Aprovechando que acaba de comenzar una nueva edición del festival Titirimundi en Segovia, traigo hoy una imagen de mi humilde aportación al mundo titiritero. Se trata, como la mayoría sabréis, de un pequeño espectáculo de títeres de palo - en realidad, de aguja de punto - enmarcado en un formato peculiar procedente del cómic: seis escenarios-viñeta a través de los cuales discurría la increíble historia de Nim Hakim, el hombre del sombrero blanco. No deja de sorprenderme la necesidad que parece impulsar al ser humano a inventar diferentes maneras de contar historias.

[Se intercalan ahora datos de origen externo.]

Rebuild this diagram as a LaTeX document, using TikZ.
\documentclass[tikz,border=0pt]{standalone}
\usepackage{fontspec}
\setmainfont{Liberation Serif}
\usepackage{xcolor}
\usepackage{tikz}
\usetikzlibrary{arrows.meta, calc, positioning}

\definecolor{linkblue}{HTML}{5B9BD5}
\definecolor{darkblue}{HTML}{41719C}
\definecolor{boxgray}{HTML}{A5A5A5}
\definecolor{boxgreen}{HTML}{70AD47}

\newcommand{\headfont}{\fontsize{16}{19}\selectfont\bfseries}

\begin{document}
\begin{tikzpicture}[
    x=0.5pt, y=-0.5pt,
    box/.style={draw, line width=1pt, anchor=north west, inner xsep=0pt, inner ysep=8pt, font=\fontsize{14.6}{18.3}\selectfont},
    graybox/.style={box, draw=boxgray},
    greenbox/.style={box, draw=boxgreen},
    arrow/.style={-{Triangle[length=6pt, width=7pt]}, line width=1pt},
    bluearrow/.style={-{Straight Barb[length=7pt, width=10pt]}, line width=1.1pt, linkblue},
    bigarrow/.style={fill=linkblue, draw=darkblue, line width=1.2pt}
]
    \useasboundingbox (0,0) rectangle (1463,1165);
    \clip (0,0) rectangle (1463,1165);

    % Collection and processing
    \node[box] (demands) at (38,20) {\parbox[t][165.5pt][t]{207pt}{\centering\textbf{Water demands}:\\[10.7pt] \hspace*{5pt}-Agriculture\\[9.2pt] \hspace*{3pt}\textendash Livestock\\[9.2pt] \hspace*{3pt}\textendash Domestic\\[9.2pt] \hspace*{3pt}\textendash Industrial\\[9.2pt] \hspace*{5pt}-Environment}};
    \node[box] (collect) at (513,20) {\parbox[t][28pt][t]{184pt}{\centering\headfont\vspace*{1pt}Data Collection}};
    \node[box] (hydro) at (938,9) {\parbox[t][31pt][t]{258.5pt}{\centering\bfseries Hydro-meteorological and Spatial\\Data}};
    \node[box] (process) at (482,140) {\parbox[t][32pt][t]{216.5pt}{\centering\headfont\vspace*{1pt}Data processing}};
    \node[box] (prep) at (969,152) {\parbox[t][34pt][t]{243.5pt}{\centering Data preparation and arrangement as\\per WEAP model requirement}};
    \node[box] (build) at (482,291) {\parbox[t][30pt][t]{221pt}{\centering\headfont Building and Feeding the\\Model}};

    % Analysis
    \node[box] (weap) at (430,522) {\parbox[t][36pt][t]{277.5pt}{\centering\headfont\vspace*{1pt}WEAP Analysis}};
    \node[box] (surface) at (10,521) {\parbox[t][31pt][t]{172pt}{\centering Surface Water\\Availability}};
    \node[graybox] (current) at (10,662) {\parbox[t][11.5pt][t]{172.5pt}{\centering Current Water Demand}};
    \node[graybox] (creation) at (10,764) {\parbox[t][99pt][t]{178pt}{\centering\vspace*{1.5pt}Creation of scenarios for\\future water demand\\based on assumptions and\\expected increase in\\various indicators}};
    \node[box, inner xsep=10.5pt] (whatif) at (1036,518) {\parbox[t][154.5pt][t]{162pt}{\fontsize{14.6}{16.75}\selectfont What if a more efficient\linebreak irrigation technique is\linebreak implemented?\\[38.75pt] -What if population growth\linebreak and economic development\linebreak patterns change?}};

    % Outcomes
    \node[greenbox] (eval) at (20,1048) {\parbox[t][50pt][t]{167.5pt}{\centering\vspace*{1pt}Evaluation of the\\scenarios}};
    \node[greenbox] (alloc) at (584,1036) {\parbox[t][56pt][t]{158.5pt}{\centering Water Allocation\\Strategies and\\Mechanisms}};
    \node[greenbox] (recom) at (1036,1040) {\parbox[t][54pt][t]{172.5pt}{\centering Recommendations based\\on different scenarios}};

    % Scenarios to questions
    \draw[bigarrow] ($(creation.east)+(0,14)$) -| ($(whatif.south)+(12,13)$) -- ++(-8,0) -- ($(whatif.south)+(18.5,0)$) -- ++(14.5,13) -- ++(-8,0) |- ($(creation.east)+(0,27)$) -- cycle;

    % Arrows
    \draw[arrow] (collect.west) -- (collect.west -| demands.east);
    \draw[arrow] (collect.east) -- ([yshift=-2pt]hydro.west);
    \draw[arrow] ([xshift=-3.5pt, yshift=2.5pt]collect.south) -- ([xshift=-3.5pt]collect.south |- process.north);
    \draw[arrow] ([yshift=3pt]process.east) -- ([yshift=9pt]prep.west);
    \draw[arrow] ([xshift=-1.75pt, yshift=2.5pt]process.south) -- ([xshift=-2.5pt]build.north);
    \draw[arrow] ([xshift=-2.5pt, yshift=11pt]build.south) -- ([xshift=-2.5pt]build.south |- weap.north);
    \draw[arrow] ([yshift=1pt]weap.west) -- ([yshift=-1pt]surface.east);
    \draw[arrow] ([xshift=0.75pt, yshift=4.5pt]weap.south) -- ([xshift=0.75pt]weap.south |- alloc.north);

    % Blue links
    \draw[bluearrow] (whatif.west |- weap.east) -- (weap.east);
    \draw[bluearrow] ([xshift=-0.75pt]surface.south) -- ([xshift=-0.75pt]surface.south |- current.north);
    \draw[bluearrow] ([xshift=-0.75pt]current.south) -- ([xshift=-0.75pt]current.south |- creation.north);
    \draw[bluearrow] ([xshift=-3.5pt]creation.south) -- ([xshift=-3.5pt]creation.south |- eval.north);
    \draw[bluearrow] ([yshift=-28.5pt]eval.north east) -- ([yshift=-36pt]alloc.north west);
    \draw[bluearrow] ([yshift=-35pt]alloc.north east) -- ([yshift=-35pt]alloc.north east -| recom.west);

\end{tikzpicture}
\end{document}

Es fácil de comprender cuando se ha experimentado, ya que el proceso de creación y desarrollo de un montaje de estas características constituye una experiencia apasionante. Cada pequeño hallazgo, cada dificultad técnica superada, cada descubrimiento azaroso o arduamente obtenido mediante infinitas pruebas es en sí una recompensa mayor que los más enfervorizados aplausos del público. Y si además te aplauden... Pues miel sobre hojuelas.
Pero es que además los títeres poseen una magia difícil de describir. Cuando funcionan bien, en apenas unos minutos olvidas que son figuras de cartón o madera o tela, y se transfiguran ante tus asombrados ojos, convirtiéndose en personajes capaces de transmitir las emociones más sutiles. Es cierto que nosotros los manipulamos para darles vida, pero no es menos cierto que ellos pueden hacer con facilidad cosas que a nosotros nos resultan imposibles. Y de ese modo se convierten en símbolos vivos de nuestras mejores virtudes y nuestras peores miserias, héroes épicos, sombras y luces danzando sobre un escenario pintado, destellos de vida, ráfagas de risa, fantasmas de la memoria, arietes del futuro... No hay nada imposible para ellos, nada escapa a su capacidad de crear universos con un calcetín, un guante o un botón.
Sólo nos queda agradecerles su entrega a la maravillosa tarea de ofrecernos unos instantes de fantasía reales como la vida misma. Y regalarles el aplauso que se merecen por hacernos un poco más felices.